During the next five years, Stromberg expects to see “more volume, more comfort, more features and more household-type appliances. That arc will continue. People are going to want more comfort.”

Stromberg says the current trend toward larger boats with owner-operators should top out around 70 feet. Innovations will come from the household and automotive markets, he says. At the forefront is connectivity.

The Beneteau-Jeanneau design group developed a connectivity program called Ship Control using NMEA 2000 links to connect to multifunction displays from major electronics brands. “We saw the trend coming and thought it best not to be married to one supplier,” Stromberg says. “It’s also a great example of collaboration across our companies.”

Regardless of which brand they work for within the group, Stromberg and Lavigne say that designing boats is a cool occupation. “The process is really fun, but the results are even better,” Lavigne says. “The reward is seeing someone enjoy my boats.”

At the “brainstorming table” in Cadillac, engineers, naval architects and customer service personnel gather to share ideas.

At the “brainstorming table” in Cadillac, engineers, naval architects and customer service personnel gather to share ideas.

Lavigne’s Rule: Converting Outboards to Sterndrives

Designer Christophe Lavigne’s baseline rule is that boats from 20 to 27 feet should get the same performance from an outboard rated for 50 hp less than a sterndrive. The positioning of the centers of balance and gravity and the fuel tank play a key role in achieving this goal.

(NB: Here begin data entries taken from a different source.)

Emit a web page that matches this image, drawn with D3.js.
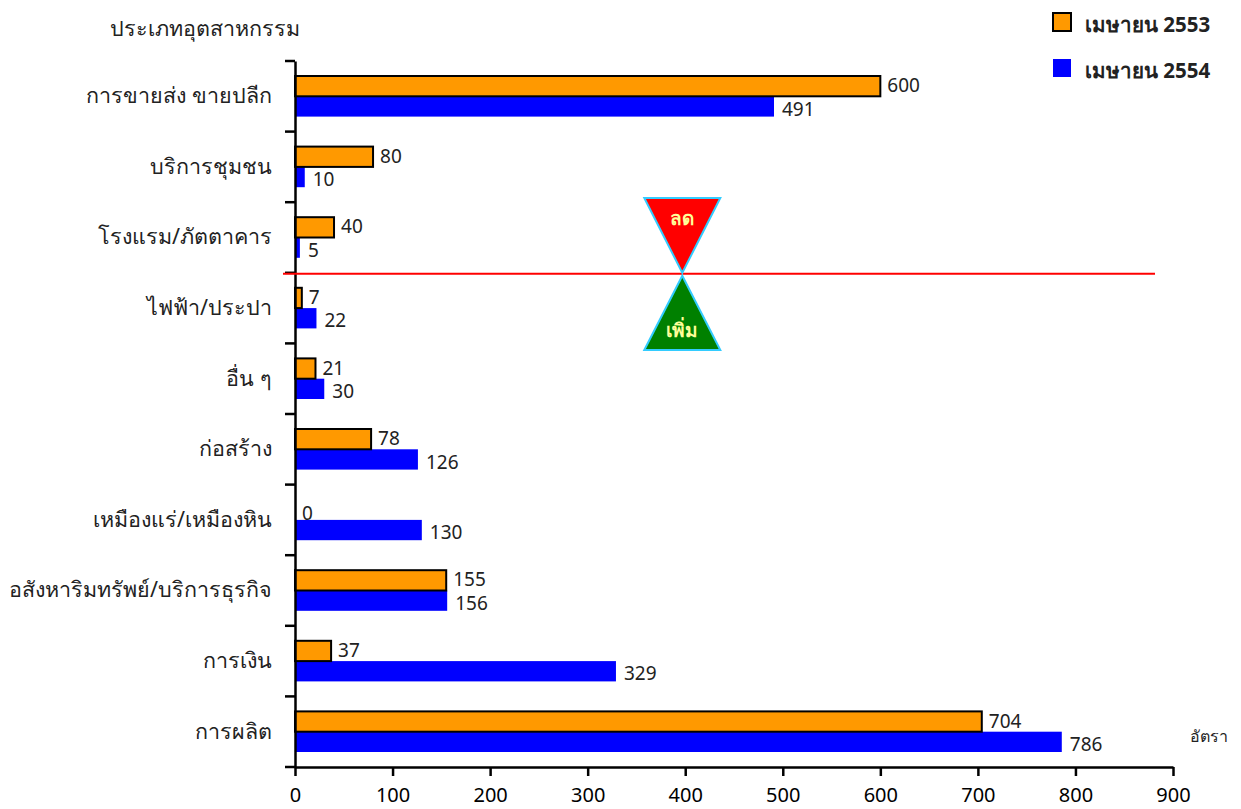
<!DOCTYPE html>
<html><head><meta charset="utf-8">
<script src="https://cdn.jsdelivr.net/npm/d3@7"></script>
<style>body{margin:0;background:#fff}svg{display:block}text{font-family:"Noto Sans","Liberation Sans",sans-serif}</style>
</head><body>
<svg id="c" width="1241" height="809"></svg>
<script>
const categories = ["การขายส่ง ขายปลีก","บริการชุมชน","โรงแรม/ภัตตาคาร","ไฟฟ้า/ประปา","อื่น ๆ","ก่อสร้าง","เหมืองแร่/เหมืองหิน","อสังหาริมทรัพย์/บริการธุรกิจ","การเงิน","การผลิต"];
const series2553 = [600,80,40,7,21,78,0,155,37,704];
const series2554 = [491,10,5,22,30,126,130,156,329,786];
const seriesNames = ["เมษายน 2553","เมษายน 2554"];
const xTicks = [0,100,200,300,400,500,600,700,800,900];
const markerValue = 397;

const svg = d3.select("#c");
const x = d3.scaleLinear().domain([0,900]).range([295,1173]);
const y = d3.scaleBand().domain(categories).range([61,767]).paddingInner(0).paddingOuter(0);
const inner = d3.scaleBand().domain(seriesNames).range([15, y.bandwidth()-15]);

// bars
const g = svg.append("g");
categories.forEach((c,i)=>{
  const y0 = y(c);
  g.append("rect").attr("x",x(0)).attr("y",y0+inner(seriesNames[1])).attr("width",x(series2554[i])-x(0)).attr("height",inner.bandwidth()).attr("fill","#0000ff");
  if(series2553[i]>0) g.append("rect").attr("x",x(0)).attr("y",y0+inner(seriesNames[0])).attr("width",x(series2553[i])-x(0)).attr("height",inner.bandwidth()).attr("fill","#ff9900").attr("stroke","#000").attr("stroke-width",2);
  g.append("text").attr("x",x(series2553[i])+7).attr("y",y0+inner(seriesNames[0])+inner.bandwidth()/2+ (series2553[i]>0?1:5)).attr("dominant-baseline","middle").attr("font-size",19).attr("fill","#222").text(series2553[i]);
  g.append("text").attr("x",x(series2554[i])+8).attr("y",y0+inner(seriesNames[1])+inner.bandwidth()/2+4).attr("dominant-baseline","middle").attr("font-size",19).attr("fill","#222").text(series2554[i]);
});

// y axis
const yAxis = d3.axisLeft(y).tickSize(0).tickPadding(23);
const ya = svg.append("g").attr("transform","translate(295,0)").call(yAxis);
ya.select(".domain").attr("stroke","#000").attr("stroke-width",2.5);
ya.selectAll("text").attr("font-size",21.5).attr("fill","#222").attr("dy","0.32em");
const boundaries = categories.map(c=>y(c)).concat([y.range()[1]]);
svg.append("g").selectAll("line").data(boundaries).join("line").attr("x1",285).attr("x2",295).attr("y1",d=>d).attr("y2",d=>d).attr("stroke","#000").attr("stroke-width",2.5);

// x axis
const xAxis = d3.axisBottom(x).tickValues(xTicks).tickSize(9).tickPadding(12).tickSizeOuter(0);
const xa = svg.append("g").attr("transform","translate(0,767)").call(xAxis);
xa.select(".domain").attr("stroke","#000").attr("stroke-width",2.5);
xa.selectAll(".tick line").attr("stroke","#000").attr("stroke-width",2.5);
xa.selectAll("text").attr("font-size",20).attr("fill","#000").attr("font-family","'Liberation Sans',Arial,sans-serif");

// red divider line
const lineY = y(categories[3]);
svg.append("line").attr("x1",283).attr("x2",1155).attr("y1",lineY+1).attr("y2",lineY+1).attr("stroke","#ff0000").attr("stroke-width",2);

// triangles
const mx = x(markerValue);
svg.append("path").attr("d",`M${mx-38},198 L${mx+38},198 L${mx},${lineY}Z`).attr("fill","#ff0000").attr("stroke","#33ccff").attr("stroke-width",2);
svg.append("path").attr("d",`M${mx-38},350 L${mx+38},350 L${mx},${lineY+3}Z`).attr("fill","#008000").attr("stroke","#33ccff").attr("stroke-width",2);
svg.append("text").attr("x",mx).attr("y",225).attr("text-anchor","middle").attr("font-size",19).attr("font-weight","bold").attr("fill","#ffff99").text("ลด");
svg.append("text").attr("x",mx).attr("y",337).attr("text-anchor","middle").attr("font-size",19).attr("font-weight","bold").attr("fill","#ffff99").text("เพิ่ม");

// titles
svg.append("text").attr("x",110).attr("y",36).attr("font-size",21.5).attr("fill","#222").text("ประเภทอุตสาหกรรม");
svg.append("text").attr("x",1190).attr("y",742).attr("font-size",16).attr("fill","#222").text("อัตรา");

// legend
const leg = svg.append("g");
leg.append("rect").attr("x",1053).attr("y",13).attr("width",18).attr("height",18).attr("fill","#ff9900").attr("stroke","#000").attr("stroke-width",2);
leg.append("rect").attr("x",1053).attr("y",59).attr("width",18).attr("height",18).attr("fill","#0000ff");
leg.append("text").attr("x",1085).attr("y",32).attr("font-size",20.5).attr("font-weight","bold").attr("fill","#222").text(seriesNames[0]);
leg.append("text").attr("x",1085).attr("y",78).attr("font-size",20.5).attr("font-weight","bold").attr("fill","#222").text(seriesNames[1]);
</script>
</body></html>
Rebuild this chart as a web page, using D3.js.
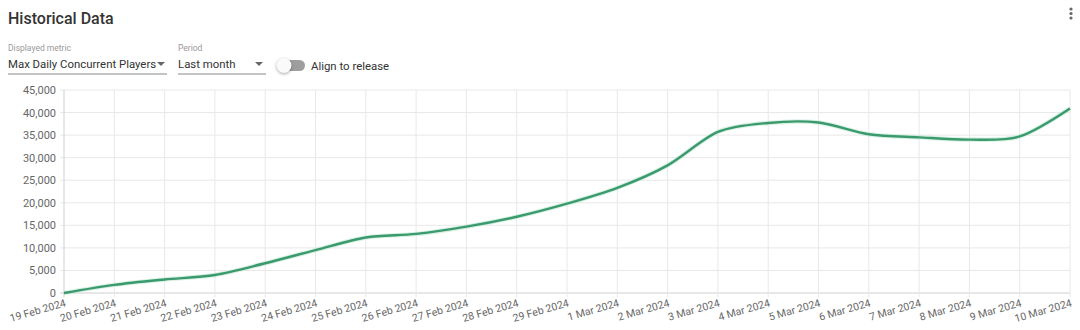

Boats are designed with the stringers to have multiple configurations for propulsion systems and for the fuel tank to be positioned accordingly. Because an outboard — and its weight — is positioned far aft, the fuel tank is moved forward or aft to ensure that the boat is properly balanced.

One design evolution is that a boat might use an outboard with a longer shaft mounted on the trailing edge of a swim platform. It used to be that it was almost automatic to use as short a shaft as possible to achieve optimum performance. That’s not the case today. — E.C.